The SDK never decodes the assertion: only your deployment knows which IdP it trusts and which keys that IdP publishes, so everything inside exchange_identity_assertion is load-bearing. Verify the signature against the IdP's published keys (its JWKS; the shared secret here is the demo's), and iss and exp, per RFC 7523 §3. Require the JWT header's typ to be oauth-id-jag+jwt, the profile's guard against some other JWT being replayed as a grant. Require aud to be your own issuer. Require the ID-JAG's client_id claim to equal the client the handler authenticated, and its resource claim to name a resource you actually serve. Track jti until the assertion's exp so it is accepted once. And take the granted scopes and, above all, the issued token's resource from the validated ID-JAG, never from the request: params.resource is whatever the client typed. The full processing rules are in the Enterprise-Managed Authorization specification.

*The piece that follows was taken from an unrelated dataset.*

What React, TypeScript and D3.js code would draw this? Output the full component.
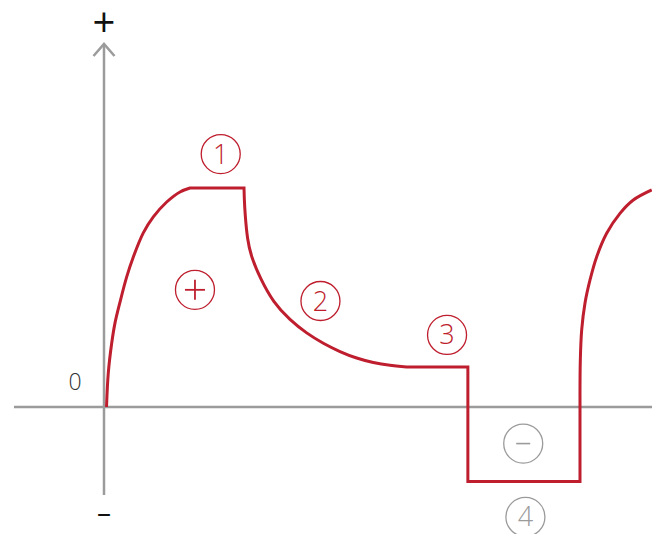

Reject a bad assertion with TokenError("invalid_grant", ...). The other error code in this flow is invalid_target: an ID-JAG that names a resource you do not serve is refused with it, which is what stops this server minting tokens for somebody else's. And the granted scopes come from the ID-JAG's scope claim (an assertion without one is refused too); yours might map the user's groups instead.

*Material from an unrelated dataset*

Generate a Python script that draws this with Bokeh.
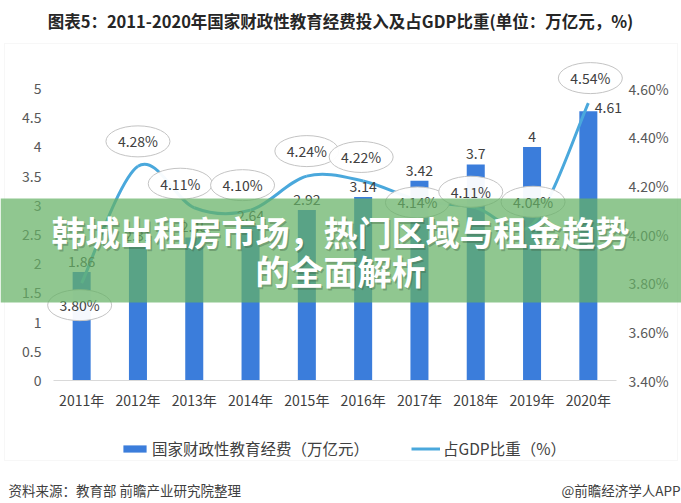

And notice what the returned OAuthToken does not carry: a refresh token. The IdP decides how long this user keeps access by deciding whether to issue the next ID-JAG. A refresh token minted here would quietly hand that decision back.

Info

A server that still embeds its authorization server with auth_server_provider= reaches the same code through AuthSettings(identity_assertion_enabled=True). Authorization explains why new servers should not start there.

Check

Wire the two files on this page together and the whole grant is one POST /token:

grant_type=urn:ietf:params:oauth:grant-type:jwt-bearer
assertion=eyJhbGciOiJIUzI1NiIsInR5cCI6Im9hdXRoLWlkLWphZytqd3QifQ...
client_id=finance-agent
resource=http://localhost:8001/mcp
scope=notes:read
client_secret=finance-agent-secret

HTTP/1.1 200 OK
{"access_token": "mcp_...", "token_type": "Bearer", "expires_in": 300, "scope": "notes:read"}

No /authorize, no /register, no protected-resource-metadata fetch. The only requests on the wire are the one that drew the 401, the well-known fetch, this exchange, and then ordinary MCP traffic with the bearer attached. And the sub your validator read out of the ID-JAG is exactly what get_access_token().subject reports inside a tool.

Try it

examples/stories/identity_assertion/ in the SDK repository is this page running for real: the same exchange_identity_assertion validator, an MCP server gated on its tokens, a stand-in IdP, and the client, in one self-checking program. uv run python -m stories.identity_assertion.client --http runs the whole exchange and asserts that the user the IdP named is the user the tool sees.

Recap

SEP-990 lets the enterprise identity provider, not the end user, decide which MCP servers a client may reach. The IdP signs that decision into an ID-JAG.
Obtaining the ID-JAG is an RFC 8693 token exchange against your IdP, and the SDK does not make it. Presenting it to the MCP authorization server is the RFC 7523 jwt-bearer grant, and the SDK does both sides of that.
IdentityAssertionOAuthProvider is another httpx.Auth: a pre-registered confidential client, a pinned issuer, and one assertion_provider(audience, resource) callback. No browser, no registration, no refresh token.
The authorization server is never discovered from the resource server. Configure issuer to exactly the string its metadata document serves; the comparison is character for character.
Server side, identity_assertion_enabled=True plus exchange_identity_assertion. The SDK authenticates the client and gates the grant; validating the ID-JAG is entirely yours, and the issued token is bound to the ID-JAG's resource, not the request's.

The one party this page never touched is the MCP server. What it does with the token you just minted, it was already doing in Authorization.